Thank you for your email about the £20 uplift to Universal Credit.
The impact of the Coronavirus pandemic has led to a steep rise in the number of Universal Credit claimants in this country, with over 11,000 people in Islington South and Finsbury claiming Universal Credit as of November 2020.
The £20 uplift to Universal Credit has served as a vital lifeline to many people and their families. The government need to recognise that the pandemic is not yet over and that to remove the £20 uplift from Universal Credit claimants in April is unacceptable. More than 50 charities have called for the £20 uplift to Universal Credit to be made permanent, including Shelter, Barnardo’s and Mind.
The £20 uplift to Universal Credit is the equivalent of £1,000 a year. During these difficult times, this extra money has helped cover the cost of bills for some of our society’s poorest households, and yet many have still had to rely on foodbanks for their meals. This is often because the basic rate of Universal Credit is expected to cover all expenses – and even with the £20 uplift, recipients receive less than £100 a week.
Working-age benefits in Britain are not very high compared to other countries’. The Tories’ planned cut to Universal Credit in April will lead to recipients being paid the lowest, real-terms rate of basic unemployment benefit since 1992. It will see the poorest households in our society lose out on 7% of their income.
There are also a number of people who still haven’t been transferred from their old benefits to Universal Credit. It is very concerning that the recipients of these legacy benefits such as Employment and Support Allowance, Jobseeker’s Allowance or Income Support did not receive a £20 uplift to their benefits last March; a decision which was baseless and entirely unfair.
On 18th January, the Labour Party forced a vote on this issue. We voted to keep the £20 uplift to Universal Credit, whilst Tory MPs refused to vote at all. Our motion would have given families some certainty in this increasingly uncertain world. It is shameful that the Conservative Party want to cut support for families during this crisis. This was a missed opportunity for Tory MPs to search their hearts and do the right thing.

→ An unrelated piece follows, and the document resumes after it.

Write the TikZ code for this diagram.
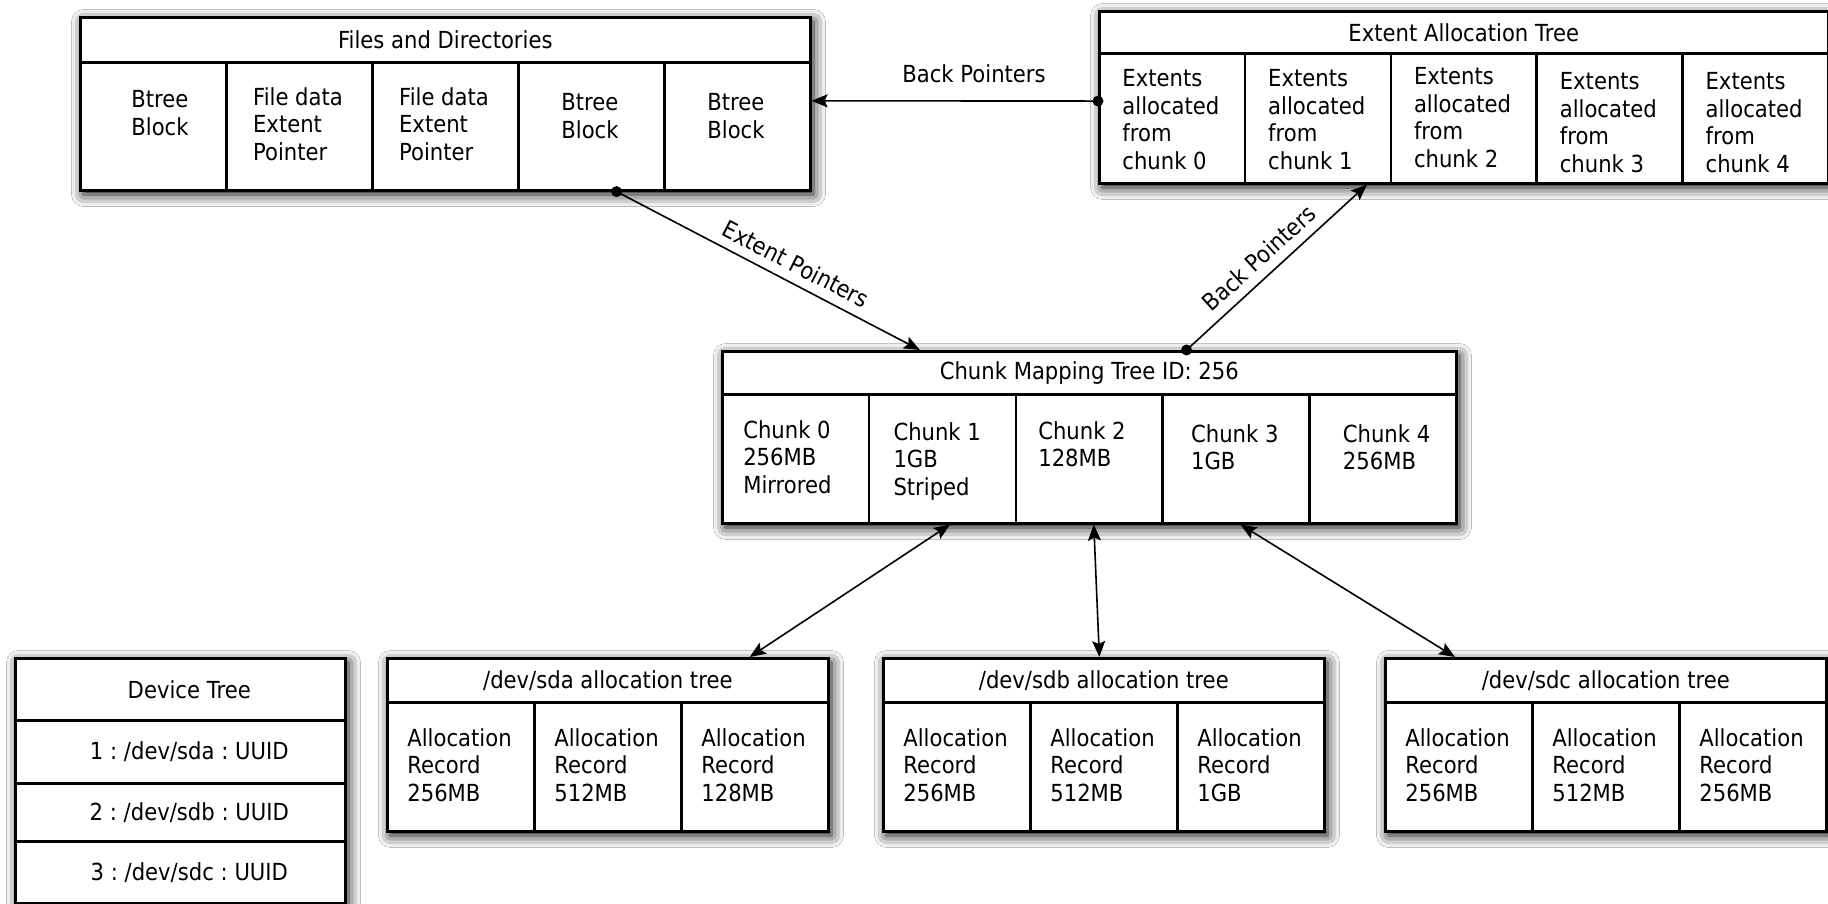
\documentclass[tikz,border=0pt]{standalone}
\usepackage{fontspec}
\setmainfont{DejaVu Sans}[FakeStretch=0.9]
\usetikzlibrary{arrows.meta,calc,shadows.blur}
\frenchspacing
\begin{document}
\begin{tikzpicture}[x=0.5pt,y=-0.5pt,
  txt/.style={font=\fontsize{11.75pt}{13.85pt}\selectfont\frenchspacing},
  box/.style={draw, line width=1.5pt, fill=white, anchor=north west, inner sep=0pt,
    blur shadow={shadow xshift=1.5pt, shadow yshift=-2pt, shadow blur radius=6pt, shadow opacity=100}},
  hdr/.style={draw, line width=1.3pt, anchor=north west, inner sep=0pt, txt},
  cell/.style={draw, line width=1.3pt, anchor=north west, inner sep=0pt},
  ctext/.style={anchor=north, align=left, inner sep=0pt, txt},
  lbl/.style={inner sep=0pt, txt},
  conn/.style={line width=0.8pt, -{Stealth[length=8pt,width=6.5pt,inset=1.5pt]}},
  both/.style={line width=0.8pt, {Stealth[length=8pt,width=6.5pt,inset=1.5pt]}-{Stealth[length=8pt,width=6.5pt,inset=1.5pt]}},
  dot/.style={circle, fill=black, inner sep=0pt, minimum size=5.5pt}
]
\fill[white] (0,0) rectangle (1828,904);
\useasboundingbox (0,0) rectangle (1828,904);

% ---------- Files and Directories ----------
\node[box, minimum width=365pt, minimum height=86.5pt] (files) at (79,16) {};
\node[hdr, minimum width=365pt, minimum height=22.5pt] (filesH) at (79,16) {Files and Directories};
\foreach \i/\dx/\dy/\t in {0/8/90/{Btree\\Block},1/0/87/{File data\\Extent\\Pointer},2/0/87/{File data\\Extent\\Pointer},3/0/93/{Btree\\Block},4/0/93/{Btree\\Block}}{
  \node[cell, minimum width=73pt, minimum height=64pt] (files\i) at ({79+146*\i},61) {};
  \node[ctext] (filesT\i) at ({79+146*\i+73+\dx},\dy) {\t};
}

% ---------- Extent Allocation Tree ----------
\node[box, minimum width=364.5pt, minimum height=86pt] (eat) at (1098,10) {};
\node[hdr, minimum width=364.5pt, minimum height=21pt] (eatH) at (1098,10) {Extent Allocation Tree};
\foreach \i/\dy in {0/69,1/69,2/67,3/72,4/72}{
  \node[cell, minimum width=72.9pt, minimum height=65pt] (eat\i) at ({1098+145.8*\i},52) {};
  \node[ctext] (eatT\i) at ({1098+145.8*\i+72.9},\dy) {Extents\\allocated\\from\\chunk \i};
}

% ---------- Chunk Mapping Tree ----------
\node[box, minimum width=367pt, minimum height=86pt] (chunk) at (721,350) {};
\node[hdr, minimum width=367pt, minimum height=21.5pt] (chunkH) at (721,350) {Chunk Mapping Tree ID: 256};
\foreach \i/\dx/\dy/\t in {0/-7/420/{Chunk 0\\256MB\\Mirrored},1/-4/422/{Chunk 1\\1GB\\Striped},2/-6/421/{Chunk 2\\128MB},3/0/424/{Chunk 3\\1GB},4/5/424/{Chunk 4\\256MB}}{
  \node[cell, minimum width=73.4pt, minimum height=64.5pt] (chunk\i) at ({721+146.8*\i},393) {};
  \node[ctext] (chunkT\i) at ({721+146.8*\i+73.4+\dx},\dy) {\t};
}

% ---------- allocation trees ----------
\foreach \n/\x/\a/\b/\c in {sda/386/256MB/512MB/128MB, sdb/882/256MB/512MB/1GB, sdc/1384/256MB/512MB/256MB}{
  \node[box, minimum width=220.5pt, minimum height=86.5pt] (\n) at (\x,657) {};
  \node[hdr, minimum width=220.5pt, minimum height=22pt] (\n H) at (\x,657) {/dev/\n\ allocation tree};
  \foreach \j/\r in {0/\a,1/\b,2/\c}{
    \node[cell, minimum width=73.5pt, minimum height=64.5pt] (\n\j) at ({\x+147*\j},701) {};
    \node[ctext] (\n T\j) at ({\x+147*\j+73.5},728) {Allocation\\Record\\\r};
  }
}

% ---------- Device Tree ----------
\node[box, minimum width=165pt, minimum height=122.5pt] (dev) at (14,657) {};
\node[hdr, minimum width=165pt, minimum height=31pt] (devH) at (14,657) {};
\node[hdr, minimum width=165pt, minimum height=31.5pt] (dev1) at (14,719) {};
\node[hdr, minimum width=165pt, minimum height=29pt] (dev2) at (14,782) {};
\node[hdr, minimum width=165pt, minimum height=31pt] (dev3) at (14,840) {};
\node[lbl, xshift=4.5pt] (devHT) at (devH.center) {Device Tree};
\node[lbl, xshift=4.5pt] (dev1T) at (dev1.center) {1 : /dev/sda : UUID};
\node[lbl, xshift=4.5pt] (dev2T) at (dev2.center) {2 : /dev/sdb : UUID};
\node[lbl, xshift=4.5pt] (dev3T) at (dev3.center) {3 : /dev/sdc : UUID};

% ---------- connectors ----------
\coordinate (bpA) at ($(eat0.north west)!0.37!(eat0.south west)$);
\coordinate (bpB) at ($(files4.north east)!0.305!(files4.south east)$);
\draw[conn] (bpA) -- (bpB);
\node[dot] (bpAdot) at (bpA) {};
\node[lbl] (lblBP1) at (974,74) {Back Pointers};

\coordinate (epA) at ($(files3.south west)!0.67!(files3.south east)$);
\coordinate (epB) at ($(chunkH.north west)!0.27!(chunkH.north east)$);
\draw[conn] (epA) -- (epB);
\node[dot] (epAdot) at (epA) {};
\node[lbl, rotate=-27.3] (lblEP) at (796,264) {Extent Pointers};

\coordinate (bqA) at ($(chunkH.north west)!0.632!(chunkH.north east)$);
\coordinate (bqB) at ($(eat1.south west)!0.83!(eat1.south east)$);
\draw[conn] (bqA) -- (bqB);
\node[dot] (bqAdot) at (bqA) {};
\node[lbl, rotate=42.2] (lblBP2) at (1259,258) {Back Pointers};

\draw[both] ($(chunk1.south west)!0.55!(chunk1.south east)$) -- ($(sdaH.north west)!0.82!(sdaH.north east)$);
\draw[both] ($(chunk2.south west)!0.53!(chunk2.south east)$) -- ($(sdbH.north west)!0.49!(sdbH.north east)$);
\draw[both] ($(chunk3.south west)!0.53!(chunk3.south east)$) -- ($(sdcH.north west)!0.16!(sdcH.north east)$);
\end{tikzpicture}
\end{document}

As Labour’s Shadow Work and Pensions Secretary, Jonathan Reynolds, said:
“It is disappointing that the Conservative Government refused to vote with Labour to provide families with certainty and secure our economy. They can still do the right thing and drop their plans to cut Universal Credit. Britain is facing the worst recession of any major economy because of the government’s incompetence and indecision. Families cannot be made to pay the price.”
The government can still do the right thing. The government can still extend the £20 uplift to Universal Credit beyond April, and treat legacy benefit recipients fairly. I sincerely hope that the government does a U-turn for the sake of the thousands of people in our country who desperately need this extra support.
I hope that you and your family are keeping safe and well during these difficult times. If you have any further points you would like to raise on this issue, or indeed any other, please do not hesitate to get back in touch.